Materials used to produce lab glassware
Lab glassware can be produced from different types of material, usually depending on the purpose and the cause for which it is used. It is obvious that the same material would not be used for lab glassware used for reactions that happen only when the temperature is very high, in contrast to reactions that happen on room temperature. Even though plastic is cheaper, most of lab glassware is still made of glass due to its consistency and its capacities to withhold heat and being immune to dissolution that could happen when in touch with strong chemicals. Quartz glass is sometimes utilized, since it can resist extreme heat. Borosilicate is also popular and is often utilized for production of lab glassware. Some reactions require glass that has thicker walls, so it would resist the pressure.
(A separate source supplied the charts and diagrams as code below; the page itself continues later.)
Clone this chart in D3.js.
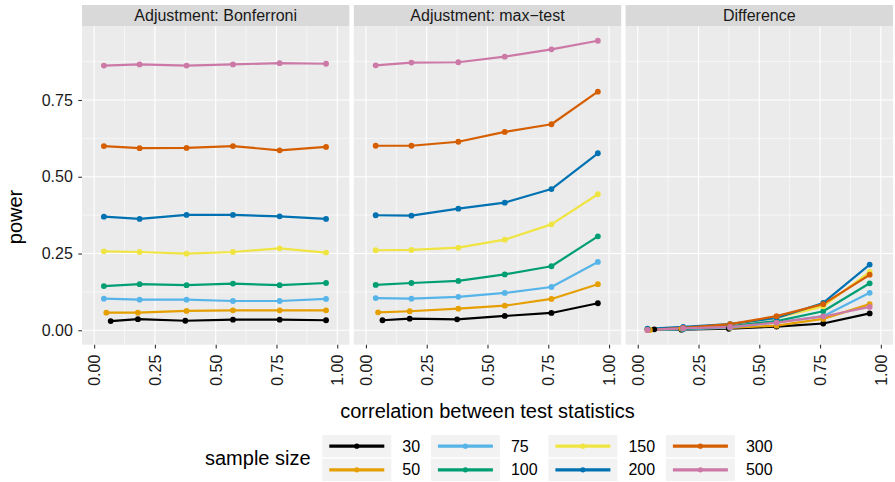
<!DOCTYPE html>
<html>
<head>
<meta charset="utf-8">
<script src="https://cdn.jsdelivr.net/npm/d3@7"></script>
<style>
  html, body { margin: 0; padding: 0; background: #ffffff; }
  svg { display: block; font-family: "Liberation Sans", Arial, sans-serif; }
</style>
</head>
<body>
<svg id="chart" width="895" height="482"></svg>
<script>
// Panels (facets) in display order
const panelTitles = ["Adjustment: Bonferroni", "Adjustment: max\u2212test", "Difference"];

// Sample sizes (legend order) and their colours
const sampleSizes = [30, 50, 75, 100, 150, 200, 300, 500];
const sizeColors = ["#000000", "#E69F00", "#56B4E9", "#009E73", "#F0E442", "#0072B2", "#D55E00", "#CC79A7"];

// Estimated correlation between the test statistics (x positions)
const corrN30 = [0.068, 0.180, 0.375, 0.571, 0.763, 0.954];
const corrN50 = [0.050, 0.180, 0.380, 0.571, 0.763, 0.954];
const corrOther = [0.040, 0.187, 0.380, 0.571, 0.763, 0.954];
const correlationBySize = [corrN30, corrN50, corrOther, corrOther, corrOther, corrOther, corrOther, corrOther];

// Power, one row per sample size
const powerBonferroni = [
  [0.030, 0.036, 0.031, 0.0345, 0.0345, 0.0326],
  [0.0573, 0.0573, 0.0629, 0.065, 0.065, 0.065],
  [0.103, 0.0997, 0.0997, 0.0954, 0.0954, 0.102],
  [0.144, 0.150, 0.147, 0.152, 0.147, 0.154],
  [0.257, 0.255, 0.2495, 0.255, 0.267, 0.253],
  [0.370, 0.3625, 0.3756, 0.3756, 0.371, 0.3625],
  [0.600, 0.593, 0.594, 0.600, 0.586, 0.597],
  [0.862, 0.866, 0.862, 0.866, 0.870, 0.868]
];
const powerMaxTest = [
  [0.0326, 0.0378, 0.0358, 0.0466, 0.0564, 0.088],
  [0.0586, 0.062, 0.0704, 0.080, 0.102, 0.150],
  [0.105, 0.103, 0.109, 0.1215, 0.141, 0.2225],
  [0.1476, 0.154, 0.1606, 0.182, 0.2085, 0.306],
  [0.2606, 0.2616, 0.269, 0.295, 0.345, 0.443],
  [0.3746, 0.3733, 0.396, 0.4157, 0.460, 0.5765],
  [0.601, 0.601, 0.614, 0.646, 0.671, 0.777],
  [0.863, 0.872, 0.873, 0.891, 0.915, 0.943]
];
const powerDifference = [
  [0.003, 0.002, 0.005, 0.012, 0.022, 0.055],
  [0.001, 0.005, 0.008, 0.015, 0.037, 0.085],
  [0.002, 0.003, 0.009, 0.026, 0.046, 0.122],
  [0.004, 0.004, 0.014, 0.030, 0.062, 0.153],
  [0.004, 0.007, 0.020, 0.040, 0.078, 0.190],
  [0.005, 0.011, 0.020, 0.040, 0.089, 0.214],
  [0.001, 0.008, 0.020, 0.046, 0.085, 0.181],
  [0.001, 0.006, 0.011, 0.025, 0.045, 0.076]
];
const panelValues = [powerBonferroni, powerMaxTest, powerDifference];

// Axis ticks
const xTicks = [0, 0.25, 0.5, 0.75, 1];
const xMinor = [0.125, 0.375, 0.625, 0.875];
const yTicks = [0, 0.25, 0.5, 0.75];
const yMinor = [0.125, 0.375, 0.625, 0.875];

const svg = d3.select("#chart");

// Layout
const plotLeft = 82, plotRight = 893, panelGap = 4.4;
const stripTop = 5, stripH = 21;
const panelTop = stripTop + stripH, panelBottom = 344.7;
const panelW = (plotRight - plotLeft - 2 * panelGap) / 3;

const y = d3.scaleLinear().domain([-0.047, 0.991]).range([panelBottom, panelTop]);
const fmt = d3.format(".2f");

panelTitles.forEach((title, p) => {
  const x0 = plotLeft + p * (panelW + panelGap);
  const x = d3.scaleLinear().domain([-0.05, 1.05]).range([x0, x0 + panelW]);
  const g = svg.append("g");

  // panel background
  g.append("rect").attr("x", x0).attr("y", panelTop).attr("width", panelW)
    .attr("height", panelBottom - panelTop).attr("fill", "#EBEBEB");

  // grid
  g.selectAll(".ymin").data(yMinor).join("line")
    .attr("x1", x0).attr("x2", x0 + panelW).attr("y1", d => y(d)).attr("y2", d => y(d))
    .attr("stroke", "#fff").attr("stroke-width", 0.55);
  g.selectAll(".xmin").data(xMinor).join("line")
    .attr("y1", panelTop).attr("y2", panelBottom).attr("x1", d => x(d)).attr("x2", d => x(d))
    .attr("stroke", "#fff").attr("stroke-width", 0.55);
  g.selectAll(".ymaj").data(yTicks).join("line")
    .attr("x1", x0).attr("x2", x0 + panelW).attr("y1", d => y(d)).attr("y2", d => y(d))
    .attr("stroke", "#fff").attr("stroke-width", 1.1);
  g.selectAll(".xmaj").data(xTicks).join("line")
    .attr("y1", panelTop).attr("y2", panelBottom).attr("x1", d => x(d)).attr("x2", d => x(d))
    .attr("stroke", "#fff").attr("stroke-width", 1.1);

  // strip
  g.append("rect").attr("x", x0).attr("y", stripTop).attr("width", panelW)
    .attr("height", stripH).attr("fill", "#D9D9D9");
  g.append("text").attr("x", x0 + panelW / 2).attr("y", stripTop + stripH / 2)
    .attr("dy", "0.35em").attr("text-anchor", "middle").attr("font-size", 16)
    .attr("fill", "#1A1A1A").text(title);

  // x axis
  const xAxis = d3.axisBottom(x).tickValues(xTicks).tickSize(3.7).tickFormat(fmt);
  const xa = g.append("g").attr("transform", `translate(0,${panelBottom})`).call(xAxis);
  xa.select(".domain").remove();
  xa.selectAll(".tick line").attr("stroke", "#333").attr("stroke-width", 1.1);
  xa.selectAll(".tick text")
    .attr("font-size", 16).attr("fill", "#1A1A1A").attr("font-family", null)
    .attr("text-anchor", "end").attr("y", 0).attr("dy", "0.35em")
    .attr("transform", "translate(0,10) rotate(-90)");

  // y axis only on the first panel
  if (p === 0) {
    const yAxis = d3.axisLeft(y).tickValues(yTicks).tickSize(3.7).tickFormat(fmt).tickPadding(5.5);
    const ya = g.append("g").attr("transform", `translate(${x0},0)`).call(yAxis);
    ya.select(".domain").remove();
    ya.selectAll(".tick line").attr("stroke", "#333").attr("stroke-width", 1.1);
    ya.selectAll(".tick text").attr("font-size", 16).attr("fill", "#1A1A1A").attr("font-family", null);
  }

  // series
  const rows = panelValues[p];
  const series = sampleSizes.map((n, i) => ({
    n, color: sizeColors[i],
    pts: rows[i].map((v, j) => ({ r: correlationBySize[i][j], v }))
  }));
  const line = d3.line().x(d => x(d.r)).y(d => y(d.v));
  g.selectAll(".series-line").data(series).join("path")
    .attr("d", d => line(d.pts)).attr("fill", "none")
    .attr("stroke", d => d.color).attr("stroke-width", 2.2)
    .attr("stroke-linejoin", "round");
  series.forEach(s => {
    g.selectAll(null).data(s.pts).join("circle")
      .attr("cx", d => x(d.r)).attr("cy", d => y(d.v)).attr("r", 2.9)
      .attr("fill", s.color);
  });
});

// axis titles
svg.append("text").attr("x", (plotLeft + plotRight) / 2).attr("y", 418)
  .attr("text-anchor", "middle").attr("font-size", 20).attr("fill", "#000")
  .text("correlation between test statistics");
svg.append("text").attr("transform", "translate(22,217) rotate(-90)")
  .attr("text-anchor", "middle").attr("font-size", 20).attr("fill", "#000")
  .text("power");

// legend
const legend = svg.append("g");
legend.append("text").attr("x", 205).attr("y", 458).attr("dy", "0.35em")
  .attr("font-size", 20).attr("fill", "#000").text("sample size");

const keyW = 69, keyH = 22.3, keyGap = 1.4, legendTop = 435;
let colX = 322.3;
for (let c = 0; c < 4; c++) {
  const items = [2 * c, 2 * c + 1];
  let maxW = 0;
  items.forEach((i, r) => {
    const ky = legendTop + r * (keyH + keyGap);
    legend.append("rect").attr("x", colX).attr("y", ky).attr("width", keyW)
      .attr("height", keyH).attr("fill", "#F2F2F2");
    legend.append("line").attr("x1", colX + 7).attr("x2", colX + keyW - 7)
      .attr("y1", ky + keyH / 2).attr("y2", ky + keyH / 2)
      .attr("stroke", sizeColors[i]).attr("stroke-width", 3.2);
    legend.append("circle").attr("cx", colX + keyW / 2).attr("cy", ky + keyH / 2)
      .attr("r", 2.6).attr("fill", sizeColors[i]);
    const t = legend.append("text").attr("x", colX + keyW + 11).attr("y", ky + keyH / 2)
      .attr("dy", "0.35em").attr("font-size", 16).attr("fill", "#000").text(sampleSizes[i]);
    maxW = Math.max(maxW, t.node().getComputedTextLength());
  });
  colX = colX + keyW + 11 + maxW + 10.8;
}
</script>
</body>
</html>
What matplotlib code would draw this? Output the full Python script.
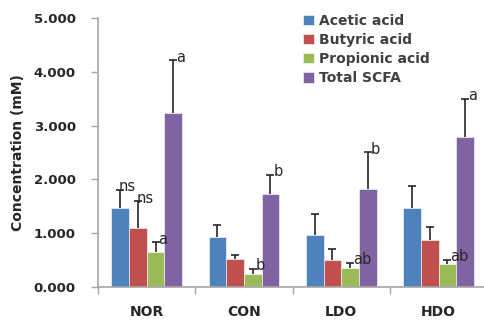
import matplotlib.pyplot as plt
import numpy as np

groups = ["NOR", "CON", "LDO", "HDO"]
series = ["Acetic acid", "Butyric acid", "Propionic acid", "Total SCFA"]
colors = ["#4F81BD", "#C0504D", "#9BBB59", "#8064A2"]

acetic = [1.47, 0.93, 0.96, 1.47]
butyric = [1.10, 0.53, 0.50, 0.87]
propionic = [0.65, 0.24, 0.35, 0.42]
total = [3.23, 1.72, 1.82, 2.79]

acetic_err = [0.33, 0.22, 0.39, 0.41]
butyric_err = [0.49, 0.06, 0.20, 0.24]
propionic_err = [0.18, 0.09, 0.10, 0.08]
total_err = [0.98, 0.36, 0.68, 0.70]

acetic_lbl = ["ns", "", "", ""]
butyric_lbl = ["ns", "", "", ""]
propionic_lbl = ["a", "b", "ab", "ab"]
total_lbl = ["a", "b", "b", "a"]

values = [acetic, butyric, propionic, total]
errors = [acetic_err, butyric_err, propionic_err, total_err]
labels = [acetic_lbl, butyric_lbl, propionic_lbl, total_lbl]

fig = plt.figure(figsize=(4.84, 3.2), dpi=100)
ax = fig.add_axes([0.2025, 0.103, 0.804, 0.841])

x = np.arange(len(groups))
w = 0.182
axis_gray = "#A6A6A6"
text_gray = "#262626"

for i in range(len(series)):
    pos = x + (i - 1.5) * w
    bars = ax.bar(pos, values[i], w, color=colors[i], label=series[i],
                  edgecolor="white", linewidth=0.4,
                  yerr=[np.zeros(len(groups)), errors[i]], capsize=3,
                  error_kw=dict(ecolor="#262626", elinewidth=1.2, capthick=1.2))
    # only keep the upper cap
    caps = bars.errorbar.lines[1]
    if len(caps) > 0:
        caps[0].set_visible(False)
    for j in range(len(groups)):
        if labels[i][j]:
            dx = -1 if labels[i][j] == "ns" else 2
            ax.annotate(labels[i][j], (pos[j], values[i][j] + errors[i][j]),
                        xytext=(dx, -3), textcoords="offset points",
                        ha="left", va="bottom", fontsize=10.5, color=text_gray)

ax.set_xlim(-0.5, 3.5)
ax.set_ylim(0, 5)
ax.set_yticks(np.arange(0, 5.01, 1))
ax.set_yticklabels([f"{v:.3f}" for v in np.arange(0, 5.01, 1)],
                   fontsize=9.5, fontweight="bold", color=text_gray)
ax.set_xticks(x)
ax.set_xticklabels(groups, fontsize=10, fontweight="bold", color=text_gray)
ax.set_xticks(np.arange(-0.5, 3.6, 1), minor=True)
ax.tick_params(axis="x", which="major", length=0, pad=13)
ax.tick_params(axis="x", which="minor", length=5, color=axis_gray, width=1)
ax.tick_params(axis="y", length=5, color=axis_gray, width=1, pad=11)

ax.set_ylabel("Concentration (mM)", fontsize=10, fontweight="bold", color=text_gray,
              labelpad=6)

for side in ["top", "right"]:
    ax.spines[side].set_visible(False)
for side in ["left", "bottom"]:
    ax.spines[side].set_color(axis_gray)
    ax.spines[side].set_linewidth(1.2)

leg = ax.legend(loc="upper left", bbox_to_anchor=(0.615, 0.975), bbox_transform=fig.transFigure,
                frameon=False, handlelength=0.75, handleheight=0.75, handletextpad=0.4,
                labelspacing=0.38, borderaxespad=0.0, prop=dict(size=10, weight="bold"))
for t in leg.get_texts():
    t.set_color("#404040")

fig.savefig("out.png", dpi=100)
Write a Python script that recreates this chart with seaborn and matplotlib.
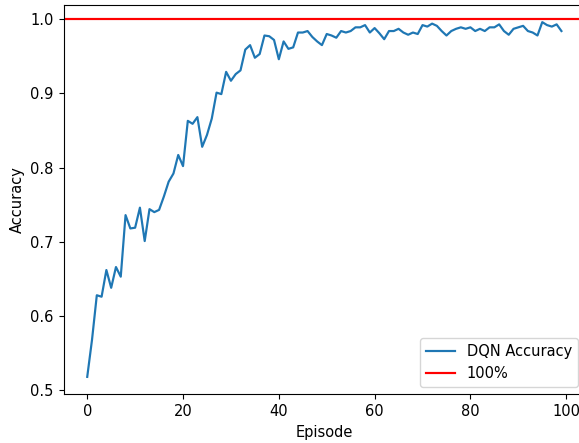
import numpy as np
import pandas as pd
import matplotlib
matplotlib.use("Agg")
import matplotlib.pyplot as plt
import seaborn as sns

# accuracy per episode
episodes = list(range(100))
accuracy = [
    0.518, 0.568, 0.628, 0.626, 0.662, 0.638, 0.666, 0.653, 0.736, 0.718,
    0.719, 0.746, 0.701, 0.744, 0.740, 0.743, 0.761, 0.781, 0.792, 0.817,
    0.802, 0.863, 0.859, 0.868, 0.828, 0.844, 0.866, 0.901, 0.899, 0.929,
    0.917, 0.926, 0.931, 0.959, 0.965, 0.948, 0.953, 0.978, 0.977, 0.972,
    0.946, 0.970, 0.960, 0.962, 0.982, 0.982, 0.984, 0.976, 0.970, 0.965,
    0.980, 0.978, 0.975, 0.984, 0.982, 0.984, 0.989, 0.989, 0.992, 0.982,
    0.988, 0.981, 0.973, 0.984, 0.984, 0.987, 0.982, 0.979, 0.982, 0.980,
    0.992, 0.990, 0.994, 0.991, 0.984, 0.978, 0.984, 0.987, 0.989, 0.987,
    0.989, 0.984, 0.987, 0.984, 0.989, 0.989, 0.993, 0.984, 0.979, 0.987,
    0.989, 0.991, 0.984, 0.982, 0.978, 0.996, 0.992, 0.990, 0.993, 0.984,
]
target = 1.0

df = pd.DataFrame({"Episode": episodes, "Accuracy": accuracy})

plt.rcParams["font.size"] = 10.5
plt.rcParams["lines.linewidth"] = 1.575

fig = plt.figure(figsize=(5.79, 4.43), dpi=100)
# axes runs a little past the right edge, like the cropped reference
ax = fig.add_axes([0.1097, 0.1099, 0.9009, 0.8795])

sns.lineplot(data=df, x="Episode", y="Accuracy", ax=ax, label="DQN Accuracy", color="#1f77b4")
ax.axhline(target, color="red", label="100%")

ax.set_xlim(-4.95, 103.95)
ax.set_ylim(0.4945, 1.0195)
ax.set_xlabel("Episode")
ax.set_ylabel("Accuracy")
ax.legend(loc="lower right")

fig.savefig("out.png", dpi=100)
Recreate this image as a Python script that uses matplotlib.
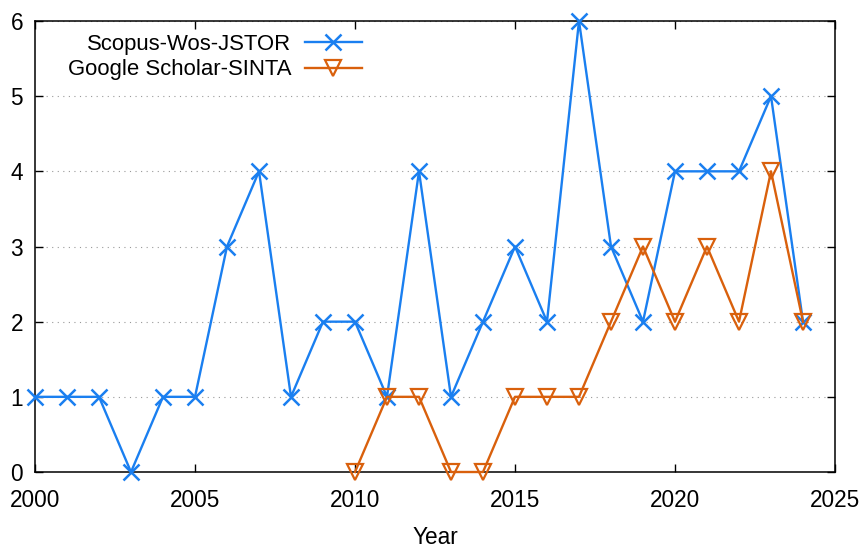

Except for few specialized items, lab glassware is usually part of mass production.
Types of lab glassware
The boiling tube and the test tube are two of the most often used lab glassware. They are practically the same, with the only difference being that the boiling tube is significantly larger and it is usually used together with the Bunsen burner. Both of them are usually made of borosilicate, so they are immune to extreme heat. The above mentioned Bunsen burner creates a flame to which the boiling tube is submitted, enabling the desired chemical reaction. It is named after Robert Bunsen, a 19th century German scientist who invented the burner. The Petri plate is a thin object, usually utilized to cultivate bacteria. It got its name after Julius Richard Petri. It has a very wide use in microbiology. The distilling trap is a much more complex piece of lab glassware usually used to separate water from other fluids during a reaction.
It can be referred to as Dean-Stark apparatus in honour of the two scientists, Dean and Start which invented it. The glassware joints are used when the scientist wants to put together few pieces of lab glassware, in way that would stop the chemical inside them from leaking out, but that would enable him/her to separate them later. There are few types of glassware joints: o-ring joints, joints that connect metal and glass, threaded connections, hose connections etc. Besides glassware joints, there are also glassware valves.
Maintenance of lab glassware
Lab glassware can be cleaned in more than few different ways. If you want to get rid of the oily layer that can cover the glassware after use, you should awash the item in detergent solution. However, visible, larger spots of dirt should be cleaned manually, with a special brush. In some cases, acetone is applied to the lab glassware if we want to ultimately clean the equipment. No matter which way of cleaning is used and there are few more, other than the previously mentioned ones, the lab glassware has to be properly dehydrated after the process of cleaning. This ensures that no unwanted chemical reactions will happen in the meantime.